TASK REQUIREMENTS: Would you transcribe the whole listing exactly, minus its pictures?

====== DATA BLOCK ======

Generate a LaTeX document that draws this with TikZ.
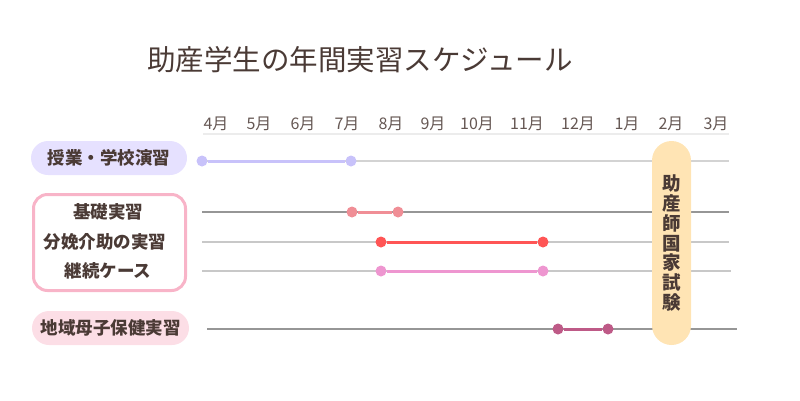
\documentclass[tikz,border=0pt]{standalone}
\usepackage{fontspec}
\usepackage{xcolor}
\usepackage{tikz}
\newfontfamily\jp{Noto Sans CJK JP}
\definecolor{jbrown}{RGB}{74, 58, 53}
\definecolor{jgrid}{RGB}{236, 236, 236}
\definecolor{jline}{RGB}{200, 200, 200}
\definecolor{jdark}{RGB}{150, 150, 150}
\definecolor{jlav}{RGB}{200, 194, 250}
\definecolor{jlavbg}{RGB}{230, 225, 255}
\definecolor{jsalmon}{RGB}{240, 142, 150}
\definecolor{jred}{RGB}{255, 85, 85}
\definecolor{jpink}{RGB}{238, 150, 208}
\definecolor{jmauve}{RGB}{190, 90, 135}
\definecolor{jpinkbd}{RGB}{248, 180, 200}
\definecolor{jpinkbg}{RGB}{252, 222, 230}
\definecolor{jpeach}{RGB}{255, 228, 180}

\begin{document}
\begin{tikzpicture}[x=1pt, y=-1pt,
  month/.style={font=\jp\fontsize{16}{16}\selectfont, text=jbrown!85},
  rowline/.style={line width=1.4pt},
  dot/.style={circle, inner sep=0pt, minimum size=11pt},
  bar/.style={line width=3pt},
  tag/.style={font=\jp\bfseries\fontsize{17.5}{17.5}\selectfont, text=jbrown}
]
\useasboundingbox (0,0) rectangle (800,400);

% Title
\node[font=\jp\fontsize{28.5}{28.5}\selectfont, text=jbrown] (title) at (360,60) {助産学生の年間実習スケジュール};

% Months
\foreach \m/\x in {4/216, 5/259, 6/303, 7/347, 8/391, 9/433, 10/477, 11/527, 12/578, 1/627, 2/671, 3/716} {
    \node[month] (m\m) at (\x,124) {\m 月};
}
\coordinate (axl) at (203,134);
\coordinate (axr) at (729,134);
\draw[jgrid, line width=1.5pt] (axl) -- (axr);

% Row lines
\coordinate (l1) at (202,161); \coordinate (r1) at (729,161);
\coordinate (l2) at (202,212); \coordinate (r2) at (729,212);
\coordinate (l3) at (202,242); \coordinate (r3) at (729,242);
\coordinate (l4) at (202,271); \coordinate (r4) at (731,271);
\coordinate (l5) at (207,329); \coordinate (r5) at (737,329);
\draw[rowline, jline!80] (l1) -- (r1);
\draw[rowline, jdark] (l2) -- (r2);
\draw[rowline, jline] (l3) -- (r3);
\draw[rowline, jline] (l4) -- (r4);
\draw[rowline, jdark] (l5) -- (r5);

% Bars
\node[dot, fill=jlav] (a1) at (202,161) {};
\node[dot, fill=jlav] (a2) at (351,161) {};
\draw[bar, jlav] (a1) -- (a2);
\node[dot, fill=jsalmon] (b1) at (352,212) {};
\node[dot, fill=jsalmon] (b2) at (398,212) {};
\draw[bar, jsalmon] (b1) -- (b2);
\node[dot, fill=jred] (c1) at (381,242) {};
\node[dot, fill=jred] (c2) at (543,242) {};
\draw[bar, jred] (c1) -- (c2);
\node[dot, fill=jpink] (d1) at (381,271) {};
\node[dot, fill=jpink] (d2) at (543,271) {};
\draw[bar, jpink] (d1) -- (d2);
\node[dot, fill=jmauve] (e1) at (558,329) {};
\node[dot, fill=jmauve] (e2) at (608,329) {};
\draw[bar, jmauve] (e1) -- (e2);

% Exam
\node[fill=jpeach, rounded corners=19.5pt, minimum width=39pt, minimum height=204pt,
      align=center, inner sep=0pt, text=jbrown,
      font=\jp\bfseries\fontsize{18.5}{19.8}\selectfont] (exam) at (671.5,243)
      {助\\産\\師\\国\\家\\試\\験};

% Left labels
\node[tag, fill=jlavbg, rounded corners=17pt, minimum width=156pt, minimum height=34pt] (lesson) at (109,158) {授業・学校演習};
\node[draw=jpinkbd, line width=3pt, rounded corners=14pt, minimum width=152pt, minimum height=96pt] (care) at (109.5,242.5) {};
\node[tag] (basic) at (108,212) {基礎実習};
\node[tag] (birth) at (105,242) {分娩介助の実習};
\node[tag] (cont) at (108,271) {継続ケース};
\node[tag, fill=jpinkbg, rounded corners=17pt, minimum width=157pt, minimum height=34pt] (local) at (110.5,328) {地域母子保健実習};
\end{tikzpicture}
\end{document}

======

RESPONSE:
Generate a LaTeX document that draws this with TikZ.
\documentclass[tikz,border=0pt]{standalone}
\usepackage{fontspec}
\usepackage{xcolor}
\usepackage{tikz}
\newfontfamily\jp{Noto Sans CJK JP}
\definecolor{jbrown}{RGB}{74, 58, 53}
\definecolor{jgrid}{RGB}{236, 236, 236}
\definecolor{jline}{RGB}{200, 200, 200}
\definecolor{jdark}{RGB}{150, 150, 150}
\definecolor{jlav}{RGB}{200, 194, 250}
\definecolor{jlavbg}{RGB}{230, 225, 255}
\definecolor{jsalmon}{RGB}{240, 142, 150}
\definecolor{jred}{RGB}{255, 85, 85}
\definecolor{jpink}{RGB}{238, 150, 208}
\definecolor{jmauve}{RGB}{190, 90, 135}
\definecolor{jpinkbd}{RGB}{248, 180, 200}
\definecolor{jpinkbg}{RGB}{252, 222, 230}
\definecolor{jpeach}{RGB}{255, 228, 180}

\begin{document}
\begin{tikzpicture}[x=1pt, y=-1pt,
  month/.style={font=\jp\fontsize{16}{16}\selectfont, text=jbrown!85},
  rowline/.style={line width=1.4pt},
  dot/.style={circle, inner sep=0pt, minimum size=11pt},
  bar/.style={line width=3pt},
  tag/.style={font=\jp\bfseries\fontsize{17.5}{17.5}\selectfont, text=jbrown}
]
\useasboundingbox (0,0) rectangle (800,400);

% Title
\node[font=\jp\fontsize{28.5}{28.5}\selectfont, text=jbrown] (title) at (360,60) {助産学生の年間実習スケジュール};

% Months
\foreach \m/\x in {4/216, 5/259, 6/303, 7/347, 8/391, 9/433, 10/477, 11/527, 12/578, 1/627, 2/671, 3/716} {
    \node[month] (m\m) at (\x,124) {\m 月};
}
\coordinate (axl) at (203,134);
\coordinate (axr) at (729,134);
\draw[jgrid, line width=1.5pt] (axl) -- (axr);

% Row lines
\coordinate (l1) at (202,161); \coordinate (r1) at (729,161);
\coordinate (l2) at (202,212); \coordinate (r2) at (729,212);
\coordinate (l3) at (202,242); \coordinate (r3) at (729,242);
\coordinate (l4) at (202,271); \coordinate (r4) at (731,271);
\coordinate (l5) at (207,329); \coordinate (r5) at (737,329);
\draw[rowline, jline!80] (l1) -- (r1);
\draw[rowline, jdark] (l2) -- (r2);
\draw[rowline, jline] (l3) -- (r3);
\draw[rowline, jline] (l4) -- (r4);
\draw[rowline, jdark] (l5) -- (r5);

% Bars
\node[dot, fill=jlav] (a1) at (202,161) {};
\node[dot, fill=jlav] (a2) at (351,161) {};
\draw[bar, jlav] (a1) -- (a2);
\node[dot, fill=jsalmon] (b1) at (352,212) {};
\node[dot, fill=jsalmon] (b2) at (398,212) {};
\draw[bar, jsalmon] (b1) -- (b2);
\node[dot, fill=jred] (c1) at (381,242) {};
\node[dot, fill=jred] (c2) at (543,242) {};
\draw[bar, jred] (c1) -- (c2);
\node[dot, fill=jpink] (d1) at (381,271) {};
\node[dot, fill=jpink] (d2) at (543,271) {};
\draw[bar, jpink] (d1) -- (d2);
\node[dot, fill=jmauve] (e1) at (558,329) {};
\node[dot, fill=jmauve] (e2) at (608,329) {};
\draw[bar, jmauve] (e1) -- (e2);

% Exam
\node[fill=jpeach, rounded corners=19.5pt, minimum width=39pt, minimum height=204pt,
      align=center, inner sep=0pt, text=jbrown,
      font=\jp\bfseries\fontsize{18.5}{19.8}\selectfont] (exam) at (671.5,243)
      {助\\産\\師\\国\\家\\試\\験};

% Left labels
\node[tag, fill=jlavbg, rounded corners=17pt, minimum width=156pt, minimum height=34pt] (lesson) at (109,158) {授業・学校演習};
\node[draw=jpinkbd, line width=3pt, rounded corners=14pt, minimum width=152pt, minimum height=96pt] (care) at (109.5,242.5) {};
\node[tag] (basic) at (108,212) {基礎実習};
\node[tag] (birth) at (105,242) {分娩介助の実習};
\node[tag] (cont) at (108,271) {継続ケース};
\node[tag, fill=jpinkbg, rounded corners=17pt, minimum width=157pt, minimum height=34pt] (local) at (110.5,328) {地域母子保健実習};
\end{tikzpicture}
\end{document}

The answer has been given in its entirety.